Chinese media also reported that another bus line located in Guangdong’s Yangjiang City had suspended services since June — citing a “shortage of funds.”
Some netizens underscored the similarities between Liu Zhijun, China’s former Minister of Railways who was arrested and sentenced to death in 2013, and the ongoing corruption within the Chinese government that has resulted in the near total collapse of its economy.
Long-lasting economic repercussions
Others drew parallels between China’s struggling industrial output and unrelenting “zero-COVID” policies playing a role in the high-speed rail network delays.

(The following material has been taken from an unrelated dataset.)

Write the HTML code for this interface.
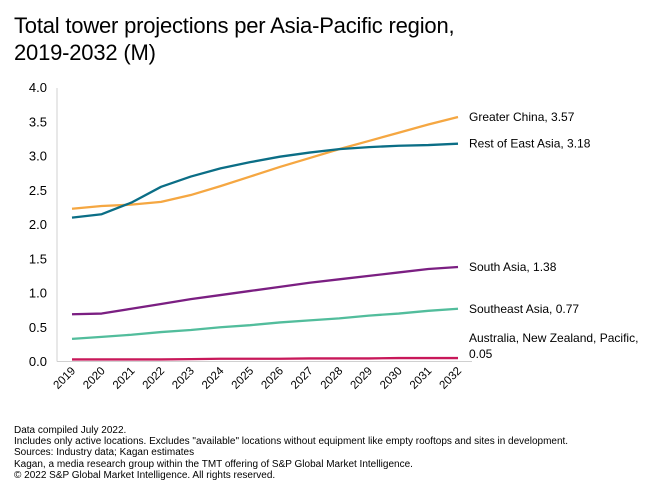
<!DOCTYPE html>
<html><head><meta charset="utf-8"><style>
body{margin:0;width:660px;height:500px;background:#fff;font-family:"Liberation Sans",sans-serif;overflow:hidden}
#title{position:absolute;left:14px;top:12px;font-size:22px;line-height:27px;color:#000;letter-spacing:-0.2px}
#foot{position:absolute;left:14px;top:425px;font-size:10px;line-height:11.2px;color:#000}
svg{position:absolute;left:0;top:0}
</style></head><body>
<div id="title">Total tower projections per Asia-Pacific region,<br>2019-2032 (M)</div>
<svg id="chart" width="660" height="500"></svg>
<div id="foot">Data compiled July 2022.<br>Includes only active locations. Excludes "available" locations without equipment like empty rooftops and sites in development.<br>Sources: Industry data; Kagan estimates<br>Kagan, a media research group within the TMT offering of S&amp;P Global Market Intelligence.<br>© 2022 S&amp;P Global Market Intelligence. All rights reserved.</div>
<script>
const years=[2019,2020,2021,2022,2023,2024,2025,2026,2027,2028,2029,2030,2031,2032];
const yTicks=[0,0.5,1,1.5,2,2.5,3,3.5,4];
const greaterChina=[2.23,2.27,2.29,2.33,2.43,2.56,2.70,2.84,2.97,3.10,3.22,3.34,3.46,3.57];
const restEastAsia=[2.10,2.15,2.32,2.55,2.70,2.82,2.91,2.99,3.05,3.10,3.13,3.15,3.16,3.18];
const southAsia=[0.69,0.70,0.77,0.84,0.91,0.97,1.03,1.09,1.15,1.20,1.25,1.30,1.35,1.38];
const southeastAsia=[0.33,0.36,0.39,0.43,0.46,0.50,0.53,0.57,0.60,0.63,0.67,0.70,0.74,0.77];
const anz=[0.03,0.03,0.03,0.03,0.035,0.04,0.04,0.04,0.045,0.045,0.045,0.05,0.05,0.05];
const seriesNames=["Greater China","Rest of East Asia","South Asia","Southeast Asia","Australia, New Zealand, Pacific"];
const seriesData=[greaterChina,restEastAsia,southAsia,southeastAsia,anz];
const colors=["#f5a742","#0b6e86","#7b1f82","#52bd9c","#c8185a"];
const NS="http://www.w3.org/2000/svg";
const svg=document.getElementById('chart');
const x0=72,x1=458,y0=361.5,yTop=87.5;
const xs=i=>x0+i*(x1-x0)/(years.length-1);
const ys=v=>y0-v*(y0-yTop)/4;
function mk(t,a){const e=document.createElementNS(NS,t);for(const k in a)e.setAttribute(k,a[k]);svg.appendChild(e);return e;}
let ax=mk('line',{x1:57,y1:88,x2:57,y2:y0,stroke:'#d0d0d0','stroke-width':1});

let bx=mk('line',{x1:57,y1:y0,x2:472,y2:y0,stroke:'#d0d0d0','stroke-width':1});

yTicks.forEach(v=>{const t=mk('text',{x:47,y:ys(v)+4.5,'text-anchor':'end','font-size':13,fill:'#000'});t.textContent=v.toFixed(1);
});
years.forEach((yr,i)=>{const x=xs(i)+4,y=y0+10;const t=mk('text',{x:x,y:y,'text-anchor':'end','font-size':11.5,fill:'#000',transform:`rotate(-45 ${x} ${y})`});t.textContent=yr;
});
seriesData.forEach((d,s)=>{const p=mk('polyline',{points:d.map((v,i)=>xs(i)+','+ys(v)).join(' '),fill:'none',stroke:colors[s],'stroke-width':2.3,'stroke-linejoin':'round'});
});
const lbl=[[469,ys(greaterChina[13])+4],[469,ys(restEastAsia[13])+4],[469,ys(southAsia[13])+4],[469,ys(southeastAsia[13])+4],[469,ys(anz[13])-16]];
seriesData.forEach((d,s)=>{const v=d[d.length-1].toFixed(2);
 if(s===4){const t=mk('text',{x:lbl[s][0],y:lbl[s][1],'font-size':12,fill:'#000'});t.textContent=seriesNames[s]+',';
  
  const t2=mk('text',{x:lbl[s][0],y:lbl[s][1]+16,'font-size':12,fill:'#000'});t2.textContent=v;
  }
 else{const t=mk('text',{x:lbl[s][0],y:lbl[s][1],'font-size':12,fill:'#000'});t.textContent=seriesNames[s]+', '+v;
  }
});
</script>
</body></html>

“China’s high-speed rail has imported a large number of components, especially the weak current control system, mainly from a German company established in 1951,” one user said, adding that since the Russian invasion of Ukraine, this company has stopped supplying key parts to Chinese clients due to China’s allyship with Moscow.
Some analysts also speculated that the system’s failure to “register the joint control system,” may have resulted in “large scale paralysis,” whereby the system’s original design did not “take into account an ‘error correction mechanism’ after problems occurred,” resulting in a “systemic defect.”